**Your goal:** Exactly as they appear, output all of the records. Skip any images.

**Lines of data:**
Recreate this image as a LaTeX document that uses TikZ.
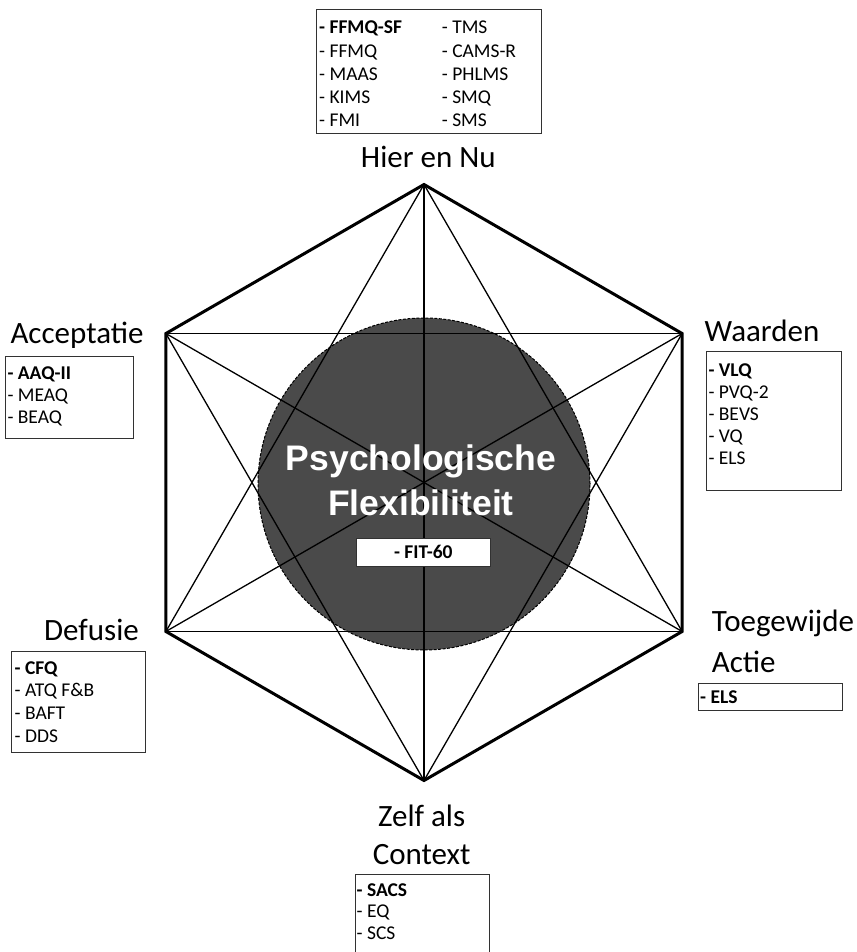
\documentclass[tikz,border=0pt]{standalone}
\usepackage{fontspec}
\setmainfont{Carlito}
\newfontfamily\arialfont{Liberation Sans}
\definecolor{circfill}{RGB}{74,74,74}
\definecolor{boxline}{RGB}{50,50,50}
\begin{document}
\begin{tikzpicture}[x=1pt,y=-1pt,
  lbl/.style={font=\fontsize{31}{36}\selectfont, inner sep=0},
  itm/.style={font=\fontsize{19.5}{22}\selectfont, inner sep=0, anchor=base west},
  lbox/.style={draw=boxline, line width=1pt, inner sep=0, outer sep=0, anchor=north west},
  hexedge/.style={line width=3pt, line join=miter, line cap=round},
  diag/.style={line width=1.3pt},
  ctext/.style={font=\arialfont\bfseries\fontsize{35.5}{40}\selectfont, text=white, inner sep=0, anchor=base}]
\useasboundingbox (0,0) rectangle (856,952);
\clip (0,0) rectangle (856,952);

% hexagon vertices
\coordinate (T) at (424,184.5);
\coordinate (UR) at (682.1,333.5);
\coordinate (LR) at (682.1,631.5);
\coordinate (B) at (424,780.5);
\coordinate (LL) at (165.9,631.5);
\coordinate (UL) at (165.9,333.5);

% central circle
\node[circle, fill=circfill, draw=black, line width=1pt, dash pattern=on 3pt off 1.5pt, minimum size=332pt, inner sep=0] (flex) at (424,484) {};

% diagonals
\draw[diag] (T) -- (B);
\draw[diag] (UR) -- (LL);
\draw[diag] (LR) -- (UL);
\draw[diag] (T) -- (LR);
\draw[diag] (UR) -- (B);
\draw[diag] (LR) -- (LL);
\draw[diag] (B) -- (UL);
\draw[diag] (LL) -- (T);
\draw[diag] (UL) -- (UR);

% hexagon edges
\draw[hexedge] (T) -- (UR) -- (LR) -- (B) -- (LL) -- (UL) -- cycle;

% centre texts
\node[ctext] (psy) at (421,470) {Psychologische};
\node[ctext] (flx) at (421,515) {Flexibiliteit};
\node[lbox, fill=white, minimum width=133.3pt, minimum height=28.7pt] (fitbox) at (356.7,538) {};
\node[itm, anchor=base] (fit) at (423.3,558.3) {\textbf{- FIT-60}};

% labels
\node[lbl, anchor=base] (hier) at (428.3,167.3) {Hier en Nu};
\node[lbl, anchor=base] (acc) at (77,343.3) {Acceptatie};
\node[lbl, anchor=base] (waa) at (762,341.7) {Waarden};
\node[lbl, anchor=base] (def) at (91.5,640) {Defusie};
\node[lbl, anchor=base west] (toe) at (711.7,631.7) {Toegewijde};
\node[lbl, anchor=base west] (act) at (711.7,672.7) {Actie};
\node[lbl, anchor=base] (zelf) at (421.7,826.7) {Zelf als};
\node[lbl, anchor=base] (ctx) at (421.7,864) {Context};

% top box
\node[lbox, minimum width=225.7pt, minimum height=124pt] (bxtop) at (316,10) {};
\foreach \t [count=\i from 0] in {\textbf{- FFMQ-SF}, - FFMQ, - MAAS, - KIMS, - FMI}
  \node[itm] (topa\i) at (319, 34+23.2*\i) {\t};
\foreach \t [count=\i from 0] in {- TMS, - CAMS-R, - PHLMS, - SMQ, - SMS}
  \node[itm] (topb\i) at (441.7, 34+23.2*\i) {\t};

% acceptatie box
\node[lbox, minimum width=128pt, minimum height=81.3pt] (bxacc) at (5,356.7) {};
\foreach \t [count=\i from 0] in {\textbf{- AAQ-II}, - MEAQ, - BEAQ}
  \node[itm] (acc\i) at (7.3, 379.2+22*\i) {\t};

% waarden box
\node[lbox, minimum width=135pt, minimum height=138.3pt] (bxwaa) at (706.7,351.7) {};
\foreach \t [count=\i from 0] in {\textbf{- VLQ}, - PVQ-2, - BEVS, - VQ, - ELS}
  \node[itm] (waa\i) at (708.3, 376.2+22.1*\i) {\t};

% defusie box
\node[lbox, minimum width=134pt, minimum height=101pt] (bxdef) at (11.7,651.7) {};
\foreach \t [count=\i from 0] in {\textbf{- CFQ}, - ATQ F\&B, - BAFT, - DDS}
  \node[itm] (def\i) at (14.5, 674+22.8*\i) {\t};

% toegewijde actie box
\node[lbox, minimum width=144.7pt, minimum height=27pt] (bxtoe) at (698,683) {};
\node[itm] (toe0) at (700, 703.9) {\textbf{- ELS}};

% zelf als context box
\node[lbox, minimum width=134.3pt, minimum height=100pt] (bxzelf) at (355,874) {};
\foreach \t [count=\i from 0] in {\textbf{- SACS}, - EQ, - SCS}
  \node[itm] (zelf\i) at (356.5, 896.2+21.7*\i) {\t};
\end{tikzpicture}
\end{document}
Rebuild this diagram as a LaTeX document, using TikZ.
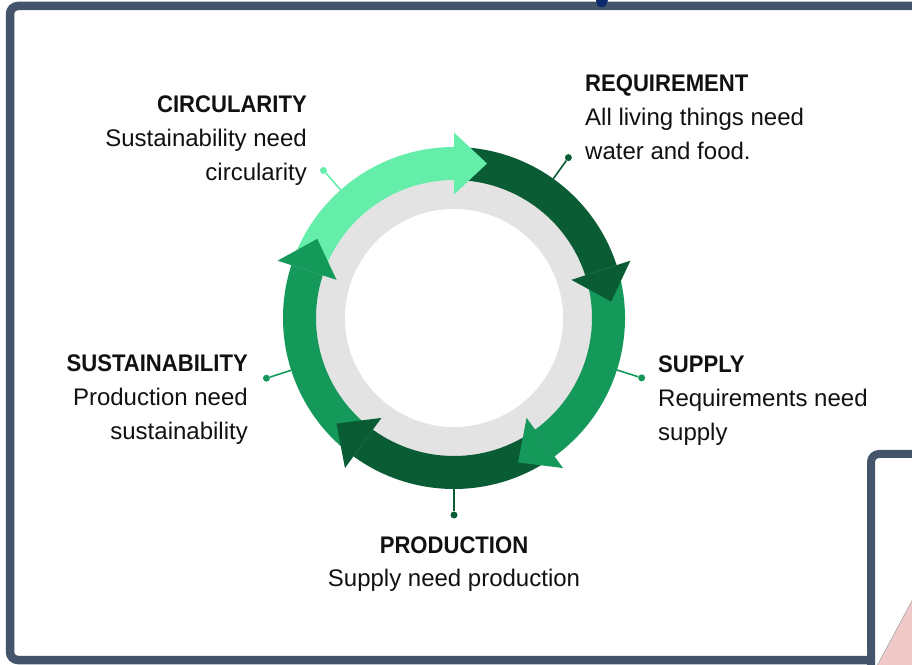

**Response to this task:**
Recreate this image as a LaTeX document that uses TikZ.
\documentclass[tikz,border=0pt]{standalone}
\usepackage{fontspec}
\setmainfont{Carlito}
\newfontfamily\arialfont{Liberation Sans}
\definecolor{circfill}{RGB}{74,74,74}
\definecolor{boxline}{RGB}{50,50,50}
\begin{document}
\begin{tikzpicture}[x=1pt,y=-1pt,
  lbl/.style={font=\fontsize{31}{36}\selectfont, inner sep=0},
  itm/.style={font=\fontsize{19.5}{22}\selectfont, inner sep=0, anchor=base west},
  lbox/.style={draw=boxline, line width=1pt, inner sep=0, outer sep=0, anchor=north west},
  hexedge/.style={line width=3pt, line join=miter, line cap=round},
  diag/.style={line width=1.3pt},
  ctext/.style={font=\arialfont\bfseries\fontsize{35.5}{40}\selectfont, text=white, inner sep=0, anchor=base}]
\useasboundingbox (0,0) rectangle (856,952);
\clip (0,0) rectangle (856,952);

% hexagon vertices
\coordinate (T) at (424,184.5);
\coordinate (UR) at (682.1,333.5);
\coordinate (LR) at (682.1,631.5);
\coordinate (B) at (424,780.5);
\coordinate (LL) at (165.9,631.5);
\coordinate (UL) at (165.9,333.5);

% central circle
\node[circle, fill=circfill, draw=black, line width=1pt, dash pattern=on 3pt off 1.5pt, minimum size=332pt, inner sep=0] (flex) at (424,484) {};

% diagonals
\draw[diag] (T) -- (B);
\draw[diag] (UR) -- (LL);
\draw[diag] (LR) -- (UL);
\draw[diag] (T) -- (LR);
\draw[diag] (UR) -- (B);
\draw[diag] (LR) -- (LL);
\draw[diag] (B) -- (UL);
\draw[diag] (LL) -- (T);
\draw[diag] (UL) -- (UR);

% hexagon edges
\draw[hexedge] (T) -- (UR) -- (LR) -- (B) -- (LL) -- (UL) -- cycle;

% centre texts
\node[ctext] (psy) at (421,470) {Psychologische};
\node[ctext] (flx) at (421,515) {Flexibiliteit};
\node[lbox, fill=white, minimum width=133.3pt, minimum height=28.7pt] (fitbox) at (356.7,538) {};
\node[itm, anchor=base] (fit) at (423.3,558.3) {\textbf{- FIT-60}};

% labels
\node[lbl, anchor=base] (hier) at (428.3,167.3) {Hier en Nu};
\node[lbl, anchor=base] (acc) at (77,343.3) {Acceptatie};
\node[lbl, anchor=base] (waa) at (762,341.7) {Waarden};
\node[lbl, anchor=base] (def) at (91.5,640) {Defusie};
\node[lbl, anchor=base west] (toe) at (711.7,631.7) {Toegewijde};
\node[lbl, anchor=base west] (act) at (711.7,672.7) {Actie};
\node[lbl, anchor=base] (zelf) at (421.7,826.7) {Zelf als};
\node[lbl, anchor=base] (ctx) at (421.7,864) {Context};

% top box
\node[lbox, minimum width=225.7pt, minimum height=124pt] (bxtop) at (316,10) {};
\foreach \t [count=\i from 0] in {\textbf{- FFMQ-SF}, - FFMQ, - MAAS, - KIMS, - FMI}
  \node[itm] (topa\i) at (319, 34+23.2*\i) {\t};
\foreach \t [count=\i from 0] in {- TMS, - CAMS-R, - PHLMS, - SMQ, - SMS}
  \node[itm] (topb\i) at (441.7, 34+23.2*\i) {\t};

% acceptatie box
\node[lbox, minimum width=128pt, minimum height=81.3pt] (bxacc) at (5,356.7) {};
\foreach \t [count=\i from 0] in {\textbf{- AAQ-II}, - MEAQ, - BEAQ}
  \node[itm] (acc\i) at (7.3, 379.2+22*\i) {\t};

% waarden box
\node[lbox, minimum width=135pt, minimum height=138.3pt] (bxwaa) at (706.7,351.7) {};
\foreach \t [count=\i from 0] in {\textbf{- VLQ}, - PVQ-2, - BEVS, - VQ, - ELS}
  \node[itm] (waa\i) at (708.3, 376.2+22.1*\i) {\t};

% defusie box
\node[lbox, minimum width=134pt, minimum height=101pt] (bxdef) at (11.7,651.7) {};
\foreach \t [count=\i from 0] in {\textbf{- CFQ}, - ATQ F\&B, - BAFT, - DDS}
  \node[itm] (def\i) at (14.5, 674+22.8*\i) {\t};

% toegewijde actie box
\node[lbox, minimum width=144.7pt, minimum height=27pt] (bxtoe) at (698,683) {};
\node[itm] (toe0) at (700, 703.9) {\textbf{- ELS}};

% zelf als context box
\node[lbox, minimum width=134.3pt, minimum height=100pt] (bxzelf) at (355,874) {};
\foreach \t [count=\i from 0] in {\textbf{- SACS}, - EQ, - SCS}
  \node[itm] (zelf\i) at (356.5, 896.2+21.7*\i) {\t};
\end{tikzpicture}
\end{document}
Rebuild this diagram as a LaTeX document, using TikZ.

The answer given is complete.